Sodium uptake in cell construction and subsequent in operando electrode behaviour of Prussian blue analogues, Fe[Fe(CN)6](1-x)·yH2O and FeCo(CN)6.

The development of electrodes for ambient temperature sodium-ion batteries requires the study of new materials and the understanding of how crystal structure influences properties. In this study, we investigate where sodium locates in two Prussian blue analogues, Fe[Fe(CN)6]1-x·yH2O and FeCo(CN)6. The evolution of the sodium site occupancies, lattice and volume is shown during charge-discharge using in situ synchrotron X-ray powder diffraction data.

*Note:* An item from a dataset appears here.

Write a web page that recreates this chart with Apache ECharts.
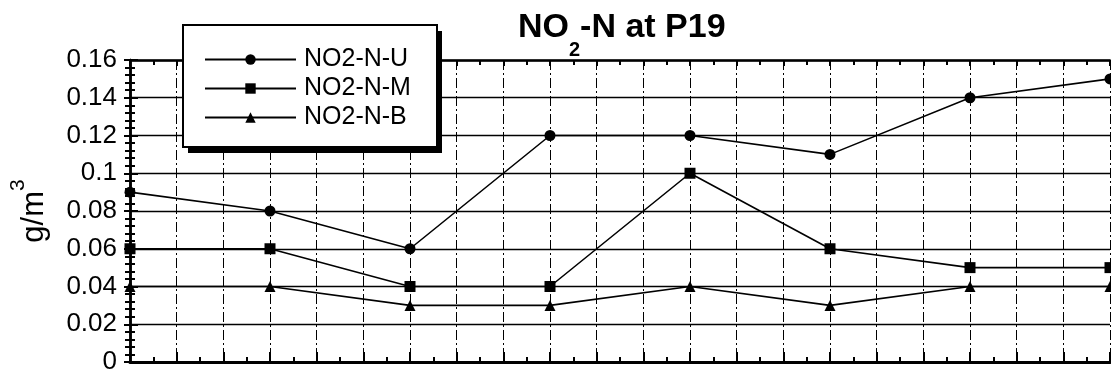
<!DOCTYPE html>
<html>
<head>
<meta charset="utf-8">
<script src="https://cdn.jsdelivr.net/npm/echarts@6/dist/echarts.min.js"></script>
<style>
  html, body { margin: 0; padding: 0; background: #fff; }
  #chart { width: 1111px; height: 381px; }
</style>
</head>
<body>
<div id="chart"></div>
<script>
// sampling stations along the x axis (no labels shown in the original)
const stations = ['1', '2', '3', '4', '5', '6', '7', '8']
const gridPerStation = 3 // dash-dot vertical grid lines per station step

const seriesNames = ['NO2-N-U', 'NO2-N-M', 'NO2-N-B']
const upper = [0.09, 0.08, 0.06, 0.12, 0.12, 0.11, 0.14, 0.15]
const middle = [0.06, 0.06, 0.04, 0.04, 0.10, 0.06, 0.05, 0.05]
const bottom = [0.04, 0.04, 0.03, 0.03, 0.04, 0.03, 0.04, 0.04]
const symbols = ['circle', 'rect', 'triangle']

const yMin = 0
const yMax = 0.16
const yStep = 0.02

const chart = echarts.init(document.getElementById('chart'), null, { renderer: 'canvas' })
const FONT = 'Liberation Sans, Arial, sans-serif'
const gridSteps = (stations.length - 1) * gridPerStation

function makeLine(name, data, symbol) {
  return {
    name: name,
    type: 'line',
    xAxisIndex: 0,
    yAxisIndex: 0,
    data: data,
    symbol: symbol,
    symbolSize: 11,
    showAllSymbol: true,
    clip: false,
    color: '#000',
    lineStyle: { color: '#000', width: 1.6 },
    itemStyle: { color: '#000' },
    z: 5
  }
}

// legend box with a hard drop shadow
const box = { x: 183, y: 25, w: 254, h: 122 }

const option = {
  backgroundColor: '#fff',
  animation: false,
  title: {
    text: '{a|NO}{b|2}{a|-N at P19}',
    left: 513,
    top: 6,
    textStyle: {
      rich: {
        a: { fontFamily: FONT, fontWeight: 'bold', fontSize: 34, color: '#000', lineHeight: 32, verticalAlign: 'top' },
        b: { fontFamily: FONT, fontWeight: 'bold', fontSize: 20, color: '#000', lineHeight: 49, verticalAlign: 'bottom' }
      }
    }
  },
  graphic: [
    {
      type: 'rect',
      shape: { x: box.x + 5, y: box.y + 6, width: box.w, height: box.h },
      style: { fill: '#000' },
      z: 15
    },
    {
      type: 'rect',
      shape: { x: box.x, y: box.y, width: box.w, height: box.h },
      style: { fill: '#fff', stroke: '#000', lineWidth: 2 },
      z: 16
    }
  ],
  legend: {
    orient: 'vertical',
    left: 204,
    top: 47,
    data: seriesNames,
    itemWidth: 91,
    itemHeight: 13,
    itemGap: 4,
    padding: 0,
    textStyle: { fontFamily: FONT, fontSize: 25, color: '#000', lineHeight: 24, padding: [0, 0, 0, 3] },
    z: 20
  },
  grid: {
    left: 126,
    right: 1,
    top: 60,
    bottom: 19,
    show: false
  },
  xAxis: [
    {
      type: 'category',
      data: stations,
      boundaryGap: false,
      show: false
    },
    {
      type: 'value',
      min: 0,
      max: gridSteps,
      interval: 1,
      position: 'bottom',
      axisLine: { show: true, lineStyle: { color: '#000', width: 3 } },
      axisTick: { show: true, inside: true, length: 10, lineStyle: { color: '#000', width: 2 } },
      minorTick: { show: true, splitNumber: 2, length: 5, lineStyle: { color: '#000', width: 2 } },
      axisLabel: { show: false },
      splitLine: { show: true, lineStyle: { color: '#000', width: 1, type: [10, 3, 2, 3] } }
    },
    {
      type: 'value',
      min: 0,
      max: gridSteps,
      interval: 1,
      position: 'top',
      axisLine: { show: true, lineStyle: { color: '#000', width: 2.5 } },
      axisTick: { show: true, inside: true, length: 6, lineStyle: { color: '#000', width: 2 } },
      minorTick: { show: true, splitNumber: 2, length: 5, lineStyle: { color: '#000', width: 2 } },
      axisLabel: { show: false },
      splitLine: { show: false }
    }
  ],
  yAxis: [
    {
      type: 'value',
      min: yMin,
      max: yMax,
      interval: yStep,
      name: '{a|g/m}{s|3}',
      nameLocation: 'middle',
      nameGap: 80,
      nameRotate: 90,
      nameTextStyle: {
        rich: {
          a: { fontFamily: FONT, fontSize: 31, color: '#000', lineHeight: 30, verticalAlign: 'bottom' },
          s: { fontFamily: FONT, fontSize: 21, color: '#000', lineHeight: 42, verticalAlign: 'top' }
        }
      },
      axisLine: { show: true, lineStyle: { color: '#000', width: 2.5 } },
      axisTick: { show: true, inside: true, length: 8, lineStyle: { color: '#000', width: 2 } },
      minorTick: { show: true, splitNumber: 5, length: 5, lineStyle: { color: '#000', width: 2 } },
      axisLabel: { fontFamily: FONT, fontSize: 26, color: '#000', margin: 13 },
      splitLine: { show: true, lineStyle: { color: '#000', width: 1.3 } }
    },
    {
      type: 'value',
      min: yMin,
      max: yMax,
      interval: yStep,
      position: 'right',
      axisLine: { show: true, lineStyle: { color: '#000', width: 2.5 } },
      axisTick: { show: true, inside: true, length: 6, lineStyle: { color: '#000', width: 2 } },
      minorTick: { show: true, splitNumber: 5, length: 5, lineStyle: { color: '#000', width: 2 } },
      axisLabel: { show: false },
      splitLine: { show: false }
    }
  ],
  series: [
    makeLine(seriesNames[0], upper, symbols[0]),
    makeLine(seriesNames[1], middle, symbols[1]),
    makeLine(seriesNames[2], bottom, symbols[2])
  ]
}

chart.setOption(option)
</script>
</body>
</html>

Sodium insertion is found to occur in these electrodes during cell construction and therefore Fe[Fe(CN)6]1-x·yH2O and FeCo(CN)6 can be used as positive electrodes. NazFeFe(CN)6 electrodes feature higher reversible capacities relative to NazFeCo(CN)6 electrodes which can be associated with a combination of structural factors, for example, a major sodium-containing phase, ∼Na0.5FeFe(CN)6 with sodium locating either at the x = y = z = 0.25 or x = y = 0.25 and z = 0.227(11) sites and an electrochemically inactive sodium-free Fe[Fe(CN)6]1-x·yH2O phase. This study demonstrates that key questions about electrode performance and attributes in sodium-ion batteries can be addressed using time-resolved in situ synchrotron X-ray diffraction studies.